The cropping season 2017 should see the availability of two new pre-emergent grass herbicide products. These could provide some increased flexibility for grass weed control. However, it will be important to use them under the correct circumstances to get the best out of the herbicides.

Butisan, active ingredient metazachlor, is a new pre-emergent grass herbicide for canolaɸ. It is a Group K herbicide and the active ingredient is similar to S-metolachlor in behaviour (Table 3). Compared to other pre-emergent herbicides available for use in canola, metazachlor is more water soluble and has lower binding to organic matter. This means metazachlor is likely to be more mobile within the soil than other pre-emergent herbicides. This will be an advantage where there is limited moisture at or shortly after application. Less rainfall will be required to activate the herbicide and it is more likely to move into and control weeds in the crop row. However, on light soils with low organic matter, the herbicide can be easily moved too deep by heavy rainfall to control weeds. Metazachlor has a relatively short half-life. In our trials, it struggled with very large annual ryegrass populations, as a result of its short persistence. With larger annual ryegrass populations, a mixing partner will be essential to obtain high levels of control.
ɸProduct currently not registered.

Table 3. Solubility and binding to organic matter (KOC) characteristics of pre-emergent herbicides for grass weed control in canola compared with S-metolachlor.

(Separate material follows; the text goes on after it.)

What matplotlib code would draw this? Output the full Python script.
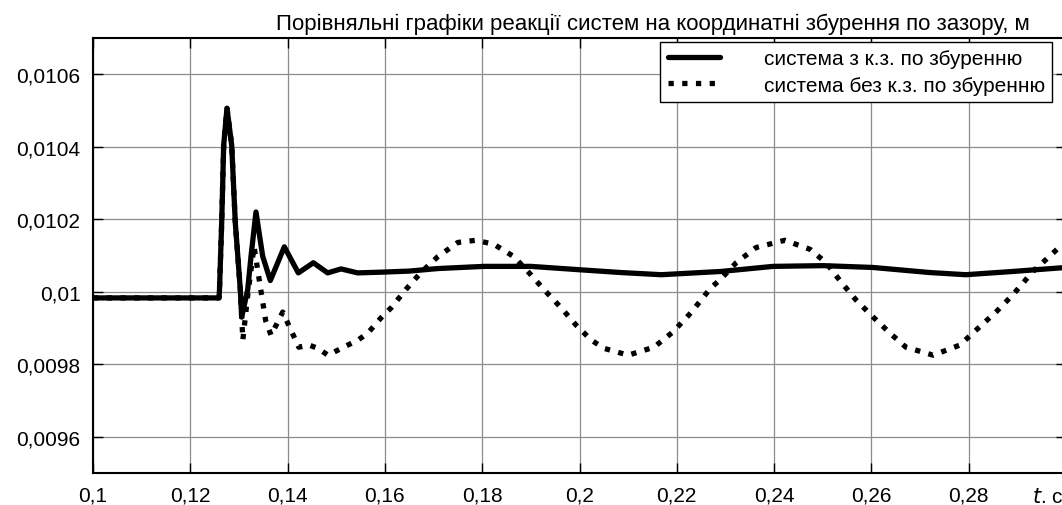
import matplotlib
matplotlib.use('Agg')
import matplotlib.pyplot as plt
from matplotlib.ticker import FuncFormatter

plt.rcParams['font.family'] = ['Liberation Sans', 'DejaVu Sans']

# -- system with k.z. (solid) --
t_kz = [0.1, 0.1259, 0.1260, 0.12645, 0.12686, 0.12754, 0.12851, 0.12925, 0.13028,
        0.13056, 0.1318, 0.13248, 0.1335, 0.13488, 0.13645, 0.13933, 0.1422, 0.1453,
        0.14823, 0.15098, 0.1544, 0.1592, 0.165, 0.1709, 0.1804, 0.19, 0.1997, 0.2085,
        0.2168, 0.2291, 0.2398, 0.2501, 0.2603, 0.272, 0.2794, 0.2891, 0.3]
y_kz = [0.009983, 0.009983, 0.010006, 0.01019, 0.010404, 0.010506, 0.010404, 0.01019, 0.010006,
        0.00993, 0.010006, 0.010098, 0.01022, 0.010098, 0.010031, 0.010124, 0.010052, 0.01008,
        0.010052, 0.010063, 0.010052, 0.010054, 0.010057, 0.010064, 0.01007, 0.01007, 0.010061, 0.010053,
        0.010047, 0.010056, 0.01007, 0.010072, 0.010067, 0.010053, 0.010047, 0.010056, 0.010067]

# -- system without k.z. (dotted) --
t_bez = [0.1, 0.1259, 0.1260, 0.12645, 0.12686, 0.12754, 0.12851, 0.12925, 0.13028,
         0.1308, 0.1318, 0.1331, 0.1342, 0.1355, 0.1366, 0.139, 0.1407, 0.1423, 0.1444,
         0.1462, 0.1483, 0.1524, 0.1545, 0.1565, 0.1592, 0.1613, 0.1643, 0.1674, 0.1709,
         0.175, 0.1787, 0.1824, 0.1865, 0.19, 0.1927, 0.1962, 0.1993, 0.2024, 0.205, 0.21,
         0.2153, 0.2192, 0.2229, 0.227, 0.2289, 0.2322, 0.2363, 0.2422, 0.2474, 0.2507,
         0.2537, 0.2568, 0.2603, 0.2638, 0.2671, 0.2727, 0.2782, 0.2815, 0.2856, 0.2891,
         0.2932, 0.2959, 0.2988, 0.3]
y_bez = [0.009983, 0.009983, 0.010006, 0.01019, 0.010404, 0.010506, 0.010404, 0.01019, 0.010006,
         0.009867, 0.00999, 0.010125, 0.01003, 0.00992, 0.00988, 0.009944, 0.009894, 0.009847, 0.009853,
         0.009844, 0.009825, 0.009853, 0.009867, 0.009886, 0.009928, 0.009956, 0.010006, 0.010053, 0.010097,
         0.010136, 0.010142, 0.010131, 0.010097, 0.010047, 0.010006, 0.009956, 0.009908, 0.009867, 0.009844, 0.009825,
         0.009847, 0.009889, 0.009942, 0.010011, 0.010033, 0.01008, 0.010122, 0.010142, 0.010117, 0.01008,
         0.010028, 0.009978, 0.009931, 0.009886, 0.009847, 0.009825, 0.009853, 0.009894, 0.009944, 0.009992,
         0.010056, 0.010089, 0.010125, 0.010137]

xticks = [0.1, 0.12, 0.14, 0.16, 0.18, 0.2, 0.22, 0.24, 0.26, 0.28]
yticks = [0.0096, 0.0098, 0.01, 0.0102, 0.0104, 0.0106]

title = 'Порівняльні графіки реакції систем на координатні збурення по зазору, м'
lab_kz = 'система з к.з. по збуренню'
lab_bez = 'система без к.з. по збуренню'

fs = 15
fig = plt.figure(figsize=(10.62, 5.06), dpi=100)
ax = fig.add_axes([93/1062, 32/506, 973/1062, 435/506])

ax.plot(t_kz, y_kz, color='black', lw=3.8, label=lab_kz,
        solid_capstyle='round', solid_joinstyle='round')
ax.plot(t_bez, y_bez, color='black', lw=3.8, ls=(0, (1, 1.6)), label=lab_bez)

ax.set_xlim(0.1, 0.3)
ax.set_ylim(0.0095, 0.0107)
ax.set_xticks(xticks)
ax.set_yticks(yticks)
fmt = FuncFormatter(lambda v, p: f'{v:g}'.replace('.', ','))
ax.xaxis.set_major_formatter(fmt)
ax.yaxis.set_major_formatter(fmt)
ax.tick_params(direction='in', length=7.5, width=1, labelsize=fs, pad=9,
               top=True, right=True, colors='black')
ax.grid(True, color='#8c8c8c', lw=0.9)
for s in ax.spines.values():
    s.set_linewidth(1.5)

fig.text(1030/1062, 1 - 30/506, title, ha='right', va='baseline', fontsize=16)
fig.text(1032/1062, 1 - 503/506, r'$\it{t}$' + '. c', ha='left', va='baseline', fontsize=fs)

leg = ax.legend(loc='upper right', bbox_to_anchor=((1052-93)/973, (474-43)/435),
                borderaxespad=0, fontsize=fs, frameon=True, fancybox=False,
                edgecolor='black', framealpha=1, handlelength=2.5, handletextpad=2.1,
                labelspacing=0.35, borderpad=0.35)
leg.get_frame().set_linewidth(1.0)

plt.savefig('out.png', dpi=100)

 Pre-emergent herbicide Trade name  Solubility  Koc (mL/g) 
 S-metolachlor Dual Gold*  480  226 
 Metazachlor Butisanɸ   450 45 
 Propyzamide Rustler®   9 840 
 Trifluralin Triflur-X®  0.2  15,800 
 Simazine Gesatop®  130 

*Dual Gold is only registered for toad rush control in canola.
ɸProduct is currently not registered.

Arcade®, active ingredient prosulfocarb, has been registered for the control of annual ryegrass in wheat and barley. Prosulfocarb is a Group J herbicide that is already widely used as the main component of Boxer Gold®. Arcade®, due to the lack of the S-metolachlor component, will have different behaviour to Boxer Gold®. It will not be as water soluble as Boxer Gold® as the water solubility of prosulfocarb is more similar to pyroxasulfone, the active ingredient in Sakura®. The lack of water solubility means that Arcade® is not suited to post-emergent use.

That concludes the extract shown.